— begin —

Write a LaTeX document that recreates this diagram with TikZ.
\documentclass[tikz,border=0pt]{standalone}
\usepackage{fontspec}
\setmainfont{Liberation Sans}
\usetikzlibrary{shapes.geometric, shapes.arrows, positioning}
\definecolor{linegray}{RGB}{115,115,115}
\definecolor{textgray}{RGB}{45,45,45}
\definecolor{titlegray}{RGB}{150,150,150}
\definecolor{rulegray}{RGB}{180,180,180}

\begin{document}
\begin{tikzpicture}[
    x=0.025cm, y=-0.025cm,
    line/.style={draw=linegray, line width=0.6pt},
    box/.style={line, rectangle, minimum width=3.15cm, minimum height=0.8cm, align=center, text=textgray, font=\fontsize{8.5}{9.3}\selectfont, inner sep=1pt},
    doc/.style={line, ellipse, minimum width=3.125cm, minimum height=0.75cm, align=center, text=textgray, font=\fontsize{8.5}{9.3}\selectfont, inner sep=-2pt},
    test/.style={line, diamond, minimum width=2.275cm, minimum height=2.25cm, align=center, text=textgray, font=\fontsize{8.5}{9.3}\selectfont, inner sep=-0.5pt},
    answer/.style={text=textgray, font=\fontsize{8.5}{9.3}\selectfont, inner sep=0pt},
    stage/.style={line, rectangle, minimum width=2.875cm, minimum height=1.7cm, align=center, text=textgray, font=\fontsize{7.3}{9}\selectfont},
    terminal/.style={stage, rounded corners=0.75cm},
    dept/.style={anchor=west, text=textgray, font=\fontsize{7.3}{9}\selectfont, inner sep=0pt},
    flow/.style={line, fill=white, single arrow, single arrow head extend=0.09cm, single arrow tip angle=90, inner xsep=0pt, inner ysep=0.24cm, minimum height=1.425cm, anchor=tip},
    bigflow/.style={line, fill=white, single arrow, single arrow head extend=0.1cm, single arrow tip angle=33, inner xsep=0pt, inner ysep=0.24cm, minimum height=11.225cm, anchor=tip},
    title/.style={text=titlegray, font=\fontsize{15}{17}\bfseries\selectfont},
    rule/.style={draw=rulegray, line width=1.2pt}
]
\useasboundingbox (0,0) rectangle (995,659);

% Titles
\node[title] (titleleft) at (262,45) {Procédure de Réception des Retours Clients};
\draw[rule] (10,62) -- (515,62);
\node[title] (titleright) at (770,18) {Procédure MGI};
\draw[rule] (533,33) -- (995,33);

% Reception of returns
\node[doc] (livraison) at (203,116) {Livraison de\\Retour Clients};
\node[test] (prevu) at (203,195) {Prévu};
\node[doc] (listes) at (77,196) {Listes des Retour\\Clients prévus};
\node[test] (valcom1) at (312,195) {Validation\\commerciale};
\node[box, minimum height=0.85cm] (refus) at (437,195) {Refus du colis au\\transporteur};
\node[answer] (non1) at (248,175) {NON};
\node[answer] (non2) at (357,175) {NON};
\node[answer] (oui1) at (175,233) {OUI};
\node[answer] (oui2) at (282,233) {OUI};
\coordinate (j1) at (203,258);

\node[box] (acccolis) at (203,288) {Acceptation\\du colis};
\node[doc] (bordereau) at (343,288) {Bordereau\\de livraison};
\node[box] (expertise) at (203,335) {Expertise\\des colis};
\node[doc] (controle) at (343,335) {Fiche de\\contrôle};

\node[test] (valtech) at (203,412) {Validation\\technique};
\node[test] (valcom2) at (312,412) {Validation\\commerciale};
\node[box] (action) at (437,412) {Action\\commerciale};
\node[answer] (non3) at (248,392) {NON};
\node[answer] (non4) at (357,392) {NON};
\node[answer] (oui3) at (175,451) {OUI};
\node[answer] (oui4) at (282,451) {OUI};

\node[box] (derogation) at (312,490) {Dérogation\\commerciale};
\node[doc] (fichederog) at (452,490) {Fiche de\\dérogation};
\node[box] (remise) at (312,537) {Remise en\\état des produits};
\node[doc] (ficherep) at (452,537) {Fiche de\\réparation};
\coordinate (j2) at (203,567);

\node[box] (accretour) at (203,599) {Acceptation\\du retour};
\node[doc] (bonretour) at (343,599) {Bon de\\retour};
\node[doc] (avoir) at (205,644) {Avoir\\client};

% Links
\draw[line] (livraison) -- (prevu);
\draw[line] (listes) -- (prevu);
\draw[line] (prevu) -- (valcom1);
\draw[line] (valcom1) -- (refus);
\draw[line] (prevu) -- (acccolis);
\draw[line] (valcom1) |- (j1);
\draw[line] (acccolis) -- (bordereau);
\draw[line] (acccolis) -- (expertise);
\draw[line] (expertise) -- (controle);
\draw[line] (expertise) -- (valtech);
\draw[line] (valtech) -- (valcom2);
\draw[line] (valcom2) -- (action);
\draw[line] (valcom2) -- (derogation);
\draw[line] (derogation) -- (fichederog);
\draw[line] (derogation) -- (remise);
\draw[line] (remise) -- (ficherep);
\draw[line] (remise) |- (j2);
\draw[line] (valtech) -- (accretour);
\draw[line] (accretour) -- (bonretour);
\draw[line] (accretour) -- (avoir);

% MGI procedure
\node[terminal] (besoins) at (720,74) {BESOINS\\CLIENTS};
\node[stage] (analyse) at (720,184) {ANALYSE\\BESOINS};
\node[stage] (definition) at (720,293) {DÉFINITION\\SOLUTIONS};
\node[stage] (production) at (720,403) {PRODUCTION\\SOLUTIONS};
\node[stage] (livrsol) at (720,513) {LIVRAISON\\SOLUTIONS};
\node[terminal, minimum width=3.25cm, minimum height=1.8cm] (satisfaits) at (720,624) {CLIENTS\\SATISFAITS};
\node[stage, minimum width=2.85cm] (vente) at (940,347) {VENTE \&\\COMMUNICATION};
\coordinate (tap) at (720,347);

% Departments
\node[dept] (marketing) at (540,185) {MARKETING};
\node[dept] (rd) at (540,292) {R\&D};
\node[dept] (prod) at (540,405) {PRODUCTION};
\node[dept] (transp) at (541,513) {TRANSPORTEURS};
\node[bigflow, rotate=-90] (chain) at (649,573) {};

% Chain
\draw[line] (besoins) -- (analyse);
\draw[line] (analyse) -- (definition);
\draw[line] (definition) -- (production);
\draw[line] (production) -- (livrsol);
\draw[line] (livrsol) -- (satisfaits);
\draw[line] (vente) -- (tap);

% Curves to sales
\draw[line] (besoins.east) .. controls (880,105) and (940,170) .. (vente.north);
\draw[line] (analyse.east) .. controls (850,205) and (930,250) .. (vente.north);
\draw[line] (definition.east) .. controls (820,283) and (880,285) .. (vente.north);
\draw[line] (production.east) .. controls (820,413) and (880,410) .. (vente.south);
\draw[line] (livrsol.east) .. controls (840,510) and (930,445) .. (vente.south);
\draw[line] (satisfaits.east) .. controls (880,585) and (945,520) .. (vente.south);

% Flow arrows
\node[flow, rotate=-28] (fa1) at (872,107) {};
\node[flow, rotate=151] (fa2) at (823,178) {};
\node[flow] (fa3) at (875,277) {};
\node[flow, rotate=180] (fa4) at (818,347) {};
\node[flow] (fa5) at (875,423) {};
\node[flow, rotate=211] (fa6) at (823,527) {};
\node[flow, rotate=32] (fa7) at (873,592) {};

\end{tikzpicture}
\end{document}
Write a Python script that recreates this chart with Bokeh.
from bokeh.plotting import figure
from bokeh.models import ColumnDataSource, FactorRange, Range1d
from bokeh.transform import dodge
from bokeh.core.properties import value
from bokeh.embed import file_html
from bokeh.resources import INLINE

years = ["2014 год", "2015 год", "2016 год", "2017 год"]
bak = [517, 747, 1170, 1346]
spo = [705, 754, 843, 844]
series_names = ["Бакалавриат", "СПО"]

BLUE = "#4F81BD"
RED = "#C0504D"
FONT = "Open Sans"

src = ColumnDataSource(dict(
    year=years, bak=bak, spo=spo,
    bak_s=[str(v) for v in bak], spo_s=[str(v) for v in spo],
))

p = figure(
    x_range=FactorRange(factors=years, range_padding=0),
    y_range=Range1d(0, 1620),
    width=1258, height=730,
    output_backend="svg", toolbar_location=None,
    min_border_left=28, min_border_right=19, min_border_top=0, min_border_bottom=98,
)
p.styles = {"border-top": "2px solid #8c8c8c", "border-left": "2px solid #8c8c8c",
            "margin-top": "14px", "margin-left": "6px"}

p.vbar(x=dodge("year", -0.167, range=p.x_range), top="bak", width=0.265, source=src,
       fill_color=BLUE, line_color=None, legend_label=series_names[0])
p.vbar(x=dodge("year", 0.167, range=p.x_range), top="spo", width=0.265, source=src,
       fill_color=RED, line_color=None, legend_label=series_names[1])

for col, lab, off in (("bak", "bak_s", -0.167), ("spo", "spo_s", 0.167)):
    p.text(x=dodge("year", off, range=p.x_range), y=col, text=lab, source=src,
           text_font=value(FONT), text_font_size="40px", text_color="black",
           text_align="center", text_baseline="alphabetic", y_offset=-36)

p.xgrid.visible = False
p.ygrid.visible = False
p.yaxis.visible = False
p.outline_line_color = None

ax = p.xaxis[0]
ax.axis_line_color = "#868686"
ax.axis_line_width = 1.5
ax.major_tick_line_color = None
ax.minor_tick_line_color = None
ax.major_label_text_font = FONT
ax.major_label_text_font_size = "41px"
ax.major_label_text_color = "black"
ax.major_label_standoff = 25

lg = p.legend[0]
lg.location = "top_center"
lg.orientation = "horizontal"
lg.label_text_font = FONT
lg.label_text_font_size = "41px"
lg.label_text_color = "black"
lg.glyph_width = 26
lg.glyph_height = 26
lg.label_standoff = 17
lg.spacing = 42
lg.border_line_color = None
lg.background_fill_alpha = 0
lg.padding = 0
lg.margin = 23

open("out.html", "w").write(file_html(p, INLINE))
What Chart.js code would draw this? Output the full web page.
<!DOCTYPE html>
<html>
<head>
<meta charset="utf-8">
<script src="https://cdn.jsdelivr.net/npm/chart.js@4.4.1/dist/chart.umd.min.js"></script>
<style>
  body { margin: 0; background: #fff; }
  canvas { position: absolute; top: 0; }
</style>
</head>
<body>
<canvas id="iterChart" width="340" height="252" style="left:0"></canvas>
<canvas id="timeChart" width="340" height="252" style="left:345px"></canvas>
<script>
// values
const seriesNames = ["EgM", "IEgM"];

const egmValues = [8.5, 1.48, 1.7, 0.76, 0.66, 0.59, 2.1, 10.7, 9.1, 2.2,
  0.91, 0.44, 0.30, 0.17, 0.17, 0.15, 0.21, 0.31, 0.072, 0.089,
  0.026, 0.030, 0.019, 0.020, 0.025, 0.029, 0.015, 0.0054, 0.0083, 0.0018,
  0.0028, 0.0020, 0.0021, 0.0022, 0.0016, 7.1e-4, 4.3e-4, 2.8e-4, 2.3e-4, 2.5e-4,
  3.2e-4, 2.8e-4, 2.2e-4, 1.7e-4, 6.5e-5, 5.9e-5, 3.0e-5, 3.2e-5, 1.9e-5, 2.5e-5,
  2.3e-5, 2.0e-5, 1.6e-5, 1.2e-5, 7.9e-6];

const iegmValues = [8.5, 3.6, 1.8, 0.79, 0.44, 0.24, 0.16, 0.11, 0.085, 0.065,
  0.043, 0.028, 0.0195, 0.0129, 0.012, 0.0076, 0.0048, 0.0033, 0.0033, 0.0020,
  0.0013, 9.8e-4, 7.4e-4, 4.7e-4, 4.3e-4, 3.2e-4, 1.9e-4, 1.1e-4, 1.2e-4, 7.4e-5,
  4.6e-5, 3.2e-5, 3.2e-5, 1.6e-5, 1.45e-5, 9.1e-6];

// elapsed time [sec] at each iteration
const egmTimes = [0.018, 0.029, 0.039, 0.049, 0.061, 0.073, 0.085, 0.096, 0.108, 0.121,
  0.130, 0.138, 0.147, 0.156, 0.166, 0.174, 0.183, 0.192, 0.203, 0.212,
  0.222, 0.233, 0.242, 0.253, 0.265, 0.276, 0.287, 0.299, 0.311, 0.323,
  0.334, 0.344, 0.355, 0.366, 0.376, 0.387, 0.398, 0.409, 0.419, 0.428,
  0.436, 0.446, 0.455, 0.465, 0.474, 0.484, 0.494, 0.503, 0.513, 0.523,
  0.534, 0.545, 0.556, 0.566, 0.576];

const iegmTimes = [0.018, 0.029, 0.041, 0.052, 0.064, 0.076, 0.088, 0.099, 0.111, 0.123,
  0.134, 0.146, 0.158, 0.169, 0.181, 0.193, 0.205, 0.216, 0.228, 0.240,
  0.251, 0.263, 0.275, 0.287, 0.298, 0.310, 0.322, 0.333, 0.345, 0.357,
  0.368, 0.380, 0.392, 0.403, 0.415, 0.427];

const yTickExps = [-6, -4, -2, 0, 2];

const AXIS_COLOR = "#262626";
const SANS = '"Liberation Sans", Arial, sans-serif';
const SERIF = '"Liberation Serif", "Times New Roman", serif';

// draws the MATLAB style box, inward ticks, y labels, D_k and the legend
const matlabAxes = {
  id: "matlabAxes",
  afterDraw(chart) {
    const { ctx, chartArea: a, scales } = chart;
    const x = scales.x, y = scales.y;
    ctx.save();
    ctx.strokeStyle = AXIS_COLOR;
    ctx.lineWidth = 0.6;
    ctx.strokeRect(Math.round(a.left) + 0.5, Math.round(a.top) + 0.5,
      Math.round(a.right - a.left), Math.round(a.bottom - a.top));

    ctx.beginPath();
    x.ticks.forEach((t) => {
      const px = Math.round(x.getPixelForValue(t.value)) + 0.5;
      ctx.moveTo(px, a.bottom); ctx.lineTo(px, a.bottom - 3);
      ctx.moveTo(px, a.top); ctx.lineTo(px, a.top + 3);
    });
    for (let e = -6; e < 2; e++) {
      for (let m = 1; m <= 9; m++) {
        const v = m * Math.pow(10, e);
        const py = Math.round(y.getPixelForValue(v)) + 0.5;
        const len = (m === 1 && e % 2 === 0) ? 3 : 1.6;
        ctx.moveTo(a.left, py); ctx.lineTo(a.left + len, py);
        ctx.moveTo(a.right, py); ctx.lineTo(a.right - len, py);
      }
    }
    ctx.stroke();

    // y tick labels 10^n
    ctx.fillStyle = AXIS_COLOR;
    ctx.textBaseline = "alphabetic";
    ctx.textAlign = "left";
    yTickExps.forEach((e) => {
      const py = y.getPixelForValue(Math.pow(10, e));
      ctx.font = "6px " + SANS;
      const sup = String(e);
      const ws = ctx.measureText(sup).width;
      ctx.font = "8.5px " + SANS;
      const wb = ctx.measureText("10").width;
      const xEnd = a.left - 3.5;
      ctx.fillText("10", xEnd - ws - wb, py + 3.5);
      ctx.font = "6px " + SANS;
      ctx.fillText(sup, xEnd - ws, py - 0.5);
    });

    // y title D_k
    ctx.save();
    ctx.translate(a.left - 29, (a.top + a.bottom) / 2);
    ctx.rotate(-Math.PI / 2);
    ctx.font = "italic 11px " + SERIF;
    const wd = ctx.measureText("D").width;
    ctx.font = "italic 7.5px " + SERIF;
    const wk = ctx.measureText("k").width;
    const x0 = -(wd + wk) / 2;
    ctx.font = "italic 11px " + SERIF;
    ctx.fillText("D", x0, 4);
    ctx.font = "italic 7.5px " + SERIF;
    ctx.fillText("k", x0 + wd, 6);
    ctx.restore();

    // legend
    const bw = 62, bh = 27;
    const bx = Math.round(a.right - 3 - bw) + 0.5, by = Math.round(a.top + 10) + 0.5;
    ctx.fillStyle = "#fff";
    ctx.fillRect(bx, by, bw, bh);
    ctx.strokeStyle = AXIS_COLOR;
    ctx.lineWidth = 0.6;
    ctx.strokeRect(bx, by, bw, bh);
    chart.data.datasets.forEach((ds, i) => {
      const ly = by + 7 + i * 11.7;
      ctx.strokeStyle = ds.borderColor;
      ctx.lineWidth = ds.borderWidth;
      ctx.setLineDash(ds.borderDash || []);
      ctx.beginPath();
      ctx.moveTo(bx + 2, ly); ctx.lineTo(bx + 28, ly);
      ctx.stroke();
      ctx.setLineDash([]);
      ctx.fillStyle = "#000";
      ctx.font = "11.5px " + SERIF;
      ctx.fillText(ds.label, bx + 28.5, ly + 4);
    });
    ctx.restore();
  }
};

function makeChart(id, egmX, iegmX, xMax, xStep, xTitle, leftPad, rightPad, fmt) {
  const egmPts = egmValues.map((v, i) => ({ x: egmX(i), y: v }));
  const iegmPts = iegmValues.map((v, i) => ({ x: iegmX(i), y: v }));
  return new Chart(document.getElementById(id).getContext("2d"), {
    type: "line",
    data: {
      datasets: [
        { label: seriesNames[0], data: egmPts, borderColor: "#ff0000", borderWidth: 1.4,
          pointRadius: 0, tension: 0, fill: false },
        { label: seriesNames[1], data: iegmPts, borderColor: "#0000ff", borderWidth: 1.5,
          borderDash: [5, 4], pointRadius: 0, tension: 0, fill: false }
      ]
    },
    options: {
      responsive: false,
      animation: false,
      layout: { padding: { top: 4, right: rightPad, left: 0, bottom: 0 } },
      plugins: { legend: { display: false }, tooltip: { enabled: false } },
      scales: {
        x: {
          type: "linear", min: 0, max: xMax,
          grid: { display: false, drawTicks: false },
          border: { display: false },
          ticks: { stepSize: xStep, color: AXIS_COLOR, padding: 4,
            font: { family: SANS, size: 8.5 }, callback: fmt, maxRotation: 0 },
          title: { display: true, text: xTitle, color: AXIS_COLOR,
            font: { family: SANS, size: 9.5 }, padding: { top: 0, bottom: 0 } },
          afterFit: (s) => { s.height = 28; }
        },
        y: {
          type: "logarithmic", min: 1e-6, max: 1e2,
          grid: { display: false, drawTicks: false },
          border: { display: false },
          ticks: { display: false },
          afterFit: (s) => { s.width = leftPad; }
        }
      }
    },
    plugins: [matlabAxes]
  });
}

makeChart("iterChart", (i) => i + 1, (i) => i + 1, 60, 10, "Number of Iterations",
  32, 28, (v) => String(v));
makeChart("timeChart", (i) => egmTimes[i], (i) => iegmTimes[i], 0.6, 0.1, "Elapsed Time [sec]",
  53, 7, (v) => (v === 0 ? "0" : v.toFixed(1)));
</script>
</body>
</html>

— end —

Request »
List all lines above in which the string "script" appears.

Expected answer »
Write a Python script that recreates this chart with Bokeh.
<script src="https://cdn.jsdelivr.net/npm/chart.js@4.4.1/dist/chart.umd.min.js"></script>
<script>
</script>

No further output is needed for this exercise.